Backtracking on sustainability targets can also be attributed to increasingly complex reporting regulations, which are creating a benchmark where more ambitious goals are not incentivised. For example, for Scope 3 emissions, obtaining reliable ESG data across vast supply chains to meet complex reporting standards on tight timelines is almost impossible. Is that level of granularity really necessary for practical decision-making?

Recognising this, regulators have stepped back to make ESG reporting more practical. India’s market regulator, SEBI, deferred the new BRSR Core value-chain ESG disclosures by a year, making them voluntary until 2026 and limiting the scope to key suppliers covering 75 per cent of spending. Likewise, the EU postponed the rollout of its reporting rules for smaller companies and reduced the number of data points required. 

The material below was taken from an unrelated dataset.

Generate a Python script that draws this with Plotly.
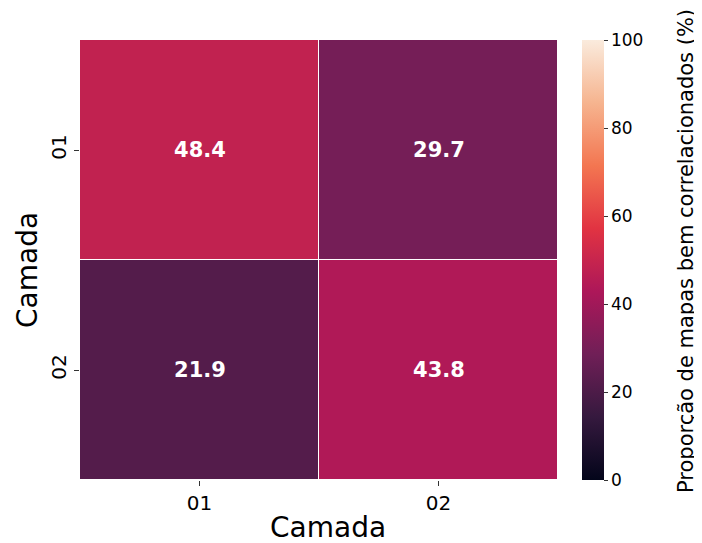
import plotly.graph_objects as go

x_labels = ["01", "02"]
y_labels = ["01", "02"]
values = [[48.4, 29.7],
          [21.9, 43.8]]
cbar_ticks = [0, 20, 40, 60, 80, 100]
cbar_title = "Proporção de mapas bem correlacionados (%)"
axis_title = "Camada"

rocket = [
    [0.0, "#03051a"],
    [1/7, "#35193e"],
    [2/7, "#701f57"],
    [3/7, "#ad1759"],
    [4/7, "#e13342"],
    [5/7, "#f37651"],
    [6/7, "#f6b48f"],
    [1.0, "#faebdd"],
]

font = "DejaVu Sans"
# page body has an 8px margin; margins below compensate for it
L, T, PW, PH = 72, 32, 478, 440
W, H = 702, 543

fig = go.Figure()
fig.add_trace(go.Heatmap(
    z=values, x=x_labels, y=y_labels,
    zmin=0, zmax=100, colorscale=rocket,
    xgap=1, ygap=1,
    text=[[f"{v:.1f}" for v in row] for row in values],
    texttemplate="<b>%{text}</b>",
    textfont=dict(family=font, size=21, color="white"),
    hoverinfo="skip",
    colorbar=dict(
        x=(574 - L) / PW, xanchor="left", xref="paper", xpad=0, ypad=0,
        y=0, yanchor="bottom", len=1, lenmode="fraction",
        thickness=22, outlinewidth=0,
        tickvals=cbar_ticks, ticks="outside", ticklen=4, tickcolor="#333",
        tickfont=dict(family=font, size=17, color="black"),
    ),
))

fig.add_annotation(
    text=cbar_title, xref="paper", yref="paper",
    x=(678 - L) / PW, y=(T + PH - 243) / PH, xanchor="center", yanchor="middle",
    textangle=-90, showarrow=False,
    font=dict(family=font, size=21, color="black"),
)
fig.add_annotation(
    text=axis_title, xref="paper", yref="paper",
    x=(320 - L) / PW, y=(T + PH - 519) / PH, xanchor="center", yanchor="middle",
    showarrow=False, font=dict(family=font, size=28, color="black"),
)
fig.add_annotation(
    text=axis_title, xref="paper", yref="paper",
    x=(19 - L) / PW, y=(T + PH - 262) / PH, xanchor="center", yanchor="middle",
    textangle=-90, showarrow=False, font=dict(family=font, size=28, color="black"),
)

fig.update_layout(
    width=W, height=H,
    margin=dict(l=L, r=W - L - PW, t=T, b=H - T - PH, autoexpand=False),
    plot_bgcolor="white", paper_bgcolor="white",
    font=dict(family=font, color="black"),
    xaxis=dict(tickfont=dict(size=20), ticks="outside", ticklen=5, tickcolor="#333",
               showgrid=False, zeroline=False, automargin=False),
    yaxis=dict(tickfont=dict(size=20), ticks="outside", ticklen=5, tickcolor="#333",
               tickangle=-90, autorange="reversed",
               showgrid=False, zeroline=False, automargin=False),
)

fig.write_html("out.html")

We have seen floods rip through Central Europe, wildfires tear across Bolivia. They shake up economies and change lives. It is clear that businesses cannot just focus on cutting emissions anymore. They need to prepare for what is already here. More companies are spreading out their risks and putting money into strategies that help them weather these challenges. Adaptation is not optional it is the new reality. 

As per World Economic Forum estimates, almost half of the global economic output is dependent on nature. Biodiversity and nature loss continue to feature in global climate discussions. More companies are assessing how their work affects biodiversity. The Taskforce on Nature-related Financial Disclosures (TNFD) created metrics to track biodiversity loss and spot ways to minimize damage. 

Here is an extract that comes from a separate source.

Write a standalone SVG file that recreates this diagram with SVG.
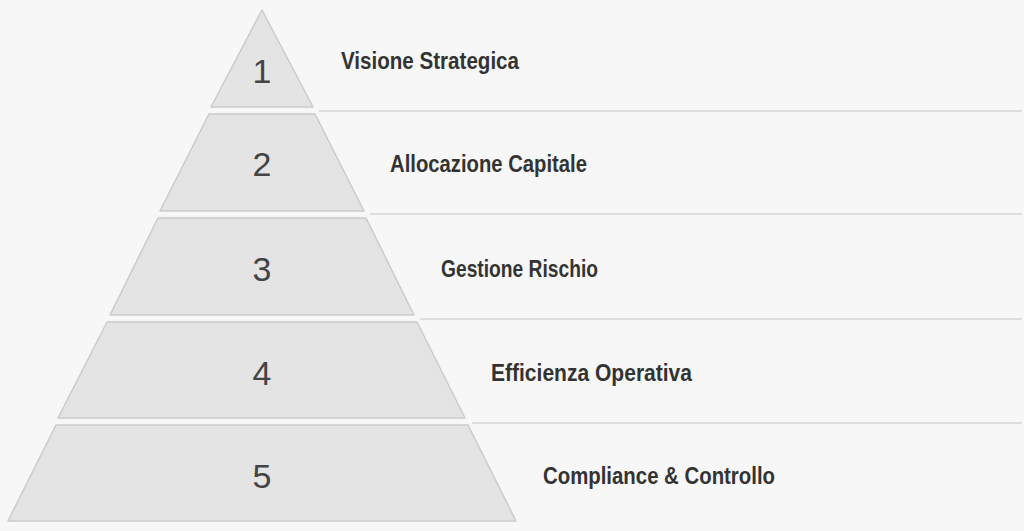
<svg xmlns="http://www.w3.org/2000/svg" width="1024" height="531" viewBox="0 0 1024 531">
<style>
.layer{fill:#e4e4e4;stroke:#cbcbcb;stroke-width:1.5;stroke-linejoin:round}
.num{font-family:"Liberation Sans","DejaVu Sans",sans-serif;font-size:34px;fill:#444;text-anchor:middle}
.lbl{font-family:"Liberation Sans","DejaVu Sans",sans-serif;font-size:24px;font-weight:bold;fill:#333}
.sep{stroke:#d6d6d6;stroke-width:1.5;fill:none}
</style>
<rect width="1024" height="531" fill="#f7f7f7"/>
<g id="connectors">
<line class="sep" x1="319" y1="111" x2="1022" y2="111"/>
<line class="sep" x1="370" y1="214" x2="1022" y2="214"/>
<line class="sep" x1="420" y1="319" x2="1022" y2="319"/>
<line class="sep" x1="472" y1="423" x2="1022" y2="423"/>
</g>
<g id="layer1">
<polygon class="layer" points="262,10 313,107 211,107"/>
<text class="num" x="262" y="83">1</text>
<text class="lbl" x="341" y="69" textLength="178" lengthAdjust="spacingAndGlyphs">Visione Strategica</text>
</g>
<g id="layer2">
<polygon class="layer" points="209,114 315,114 364,211 160,211"/>
<text class="num" x="262" y="176">2</text>
<text class="lbl" x="390" y="172" textLength="197" lengthAdjust="spacingAndGlyphs">Allocazione Capitale</text>
</g>
<g id="layer3">
<polygon class="layer" points="158,218 366,218 414,315 110,315"/>
<text class="num" x="262" y="281">3</text>
<text class="lbl" x="441" y="277" textLength="157" lengthAdjust="spacingAndGlyphs">Gestione Rischio</text>
</g>
<g id="layer4">
<polygon class="layer" points="107,322 417,322 465,418 58,418"/>
<text class="num" x="262" y="385">4</text>
<text class="lbl" x="491" y="381" textLength="201" lengthAdjust="spacingAndGlyphs">Efficienza Operativa</text>
</g>
<g id="layer5">
<polygon class="layer" points="56,425 468,425 516,521 8,521"/>
<text class="num" x="262" y="488">5</text>
<text class="lbl" x="543" y="484" textLength="232" lengthAdjust="spacingAndGlyphs">Compliance &amp; Controllo</text>
</g>
</svg>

With stricter rules on green claims, some companies will try to look more sustainable than they really are. That kind of greenwashing makes people more skeptical and drags down real progress. To stop this, sustainability, legal, compliance, and audit teams will work more closely together to ensure data checks out. 

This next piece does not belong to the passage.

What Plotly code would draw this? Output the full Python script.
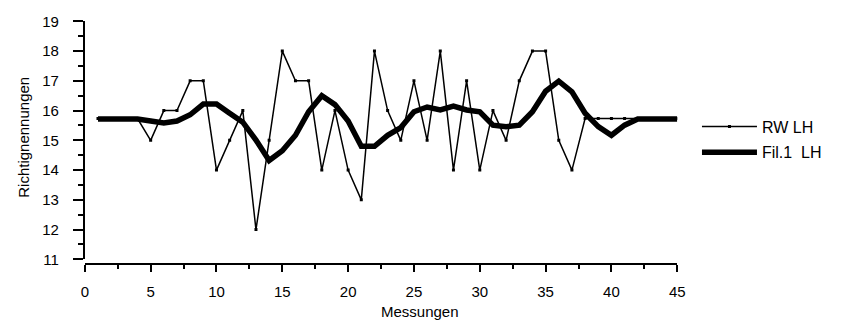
import plotly.graph_objects as go

# ---- data ----
messungen = list(range(1, 46))
rw_lh = [15.73, 15.73, 15.73, 15.73, 15, 16, 16, 17, 17, 14,
         15, 16, 12, 15, 18, 17, 17, 14, 16, 14,
         13, 18, 16, 15, 17, 15, 18, 14, 17, 14,
         16, 15, 17, 18, 18, 15, 14, 15.73, 15.73, 15.73,
         15.73, 15.73, 15.73, 15.73, 15.73]
fil1_lh = [15.72, 15.72, 15.72, 15.72, 15.65, 15.58, 15.65, 15.86, 16.22, 16.22,
           15.91, 15.61, 15.01, 14.32, 14.65, 15.17, 15.96, 16.5, 16.2, 15.65,
           14.8, 14.8, 15.17, 15.43, 15.96, 16.12, 16.02, 16.15, 16.02, 15.96,
           15.51, 15.46, 15.51, 15.96, 16.65, 16.99, 16.63, 15.91, 15.46, 15.17,
           15.51, 15.72, 15.72, 15.72, 15.72]
series_names = ["RW LH", "Fil.1  LH"]
x_title = "Messungen"
y_title = "Richtignennungen"

W, H = 841, 329
FONT = "Liberation Sans, Arial, sans-serif"

def px_x(p):
    return p / W

def px_y(p):
    return 1 - p / H

fig = go.Figure()
fig.add_trace(go.Scatter(
    x=messungen, y=rw_lh, name=series_names[0], mode="lines+markers",
    line=dict(color="black", width=1.5),
    marker=dict(symbol="square", size=3, color="black"),
    legendgroup="a",
))
fig.add_trace(go.Scatter(
    x=messungen, y=fil1_lh, name=series_names[1], mode="lines",
    line=dict(color="black", width=5.5),
    legendgroup="b",
))

fig.update_layout(
    width=W, height=H,
    margin=dict(l=0, r=0, t=0, b=0),
    paper_bgcolor="white", plot_bgcolor="white",
    font=dict(family=FONT, color="black", size=15),
    showlegend=True,
    legend=dict(
        x=px_x(703), y=px_y(106), xanchor="left", yanchor="top",
        font=dict(size=16, family=FONT), tracegroupgap=2,
        itemwidth=55, bgcolor="rgba(0,0,0,0)",
    ),
    xaxis=dict(
        domain=[px_x(82), px_x(683)], range=[0, 45],
        anchor="free", position=px_y(269),
        showline=True, linecolor="black", linewidth=2,
        ticks="outside", ticklen=7, tickwidth=2, tickcolor="black",
        dtick=5, tick0=0, showgrid=False, zeroline=False,
        ticklabelstandoff=7,
        tickfont=dict(size=15),
        minor=dict(dtick=2.5, ticks="outside", ticklen=4, tickwidth=2, tickcolor="black", showgrid=False),
    ),
    yaxis=dict(
        domain=[px_y(264), px_y(13)], range=[11, 19],
        anchor="x",
        showline=True, linecolor="black", linewidth=2,
        ticks="outside", ticklen=10, tickwidth=2, tickcolor="black",
        dtick=1, tick0=11, showgrid=False, zeroline=False,
        ticklabelstandoff=11,
        tickfont=dict(size=15),
        minor=dict(dtick=0.5, ticks="outside", ticklen=5, tickwidth=2, tickcolor="black", showgrid=False),
    ),
    annotations=[
        dict(text=x_title, xref="paper", yref="paper", x=px_x(422), y=px_y(319),
             xanchor="center", yanchor="middle", showarrow=False, font=dict(size=15)),
        dict(text=y_title, xref="paper", yref="paper", x=px_x(19), y=px_y(135),
             xanchor="center", yanchor="middle", showarrow=False, textangle=-90,
             font=dict(size=15)),
    ],
)

fig.write_html("out.html")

Sustainability roles are likely to increase in legal and finance functions as regulations grow. Company general counsels and CFOs are showing greater involvement in sustainability initiatives and reporting. Roles such as ESG controllers may become more common, overseeing systems and processes for sustainability disclosures. 

Some companies have pulled back on sustainability because of economic or practical hurdles, but they are doubling down on what moves the needle for their bottom line. Commitments are sharper biodiversity and climate risks are showing up in business plans. Corporate sustainability sits at a turning point. Actions may be fewer, but carry more weight. Companies that handle this shift well come out stronger and ready for what is next.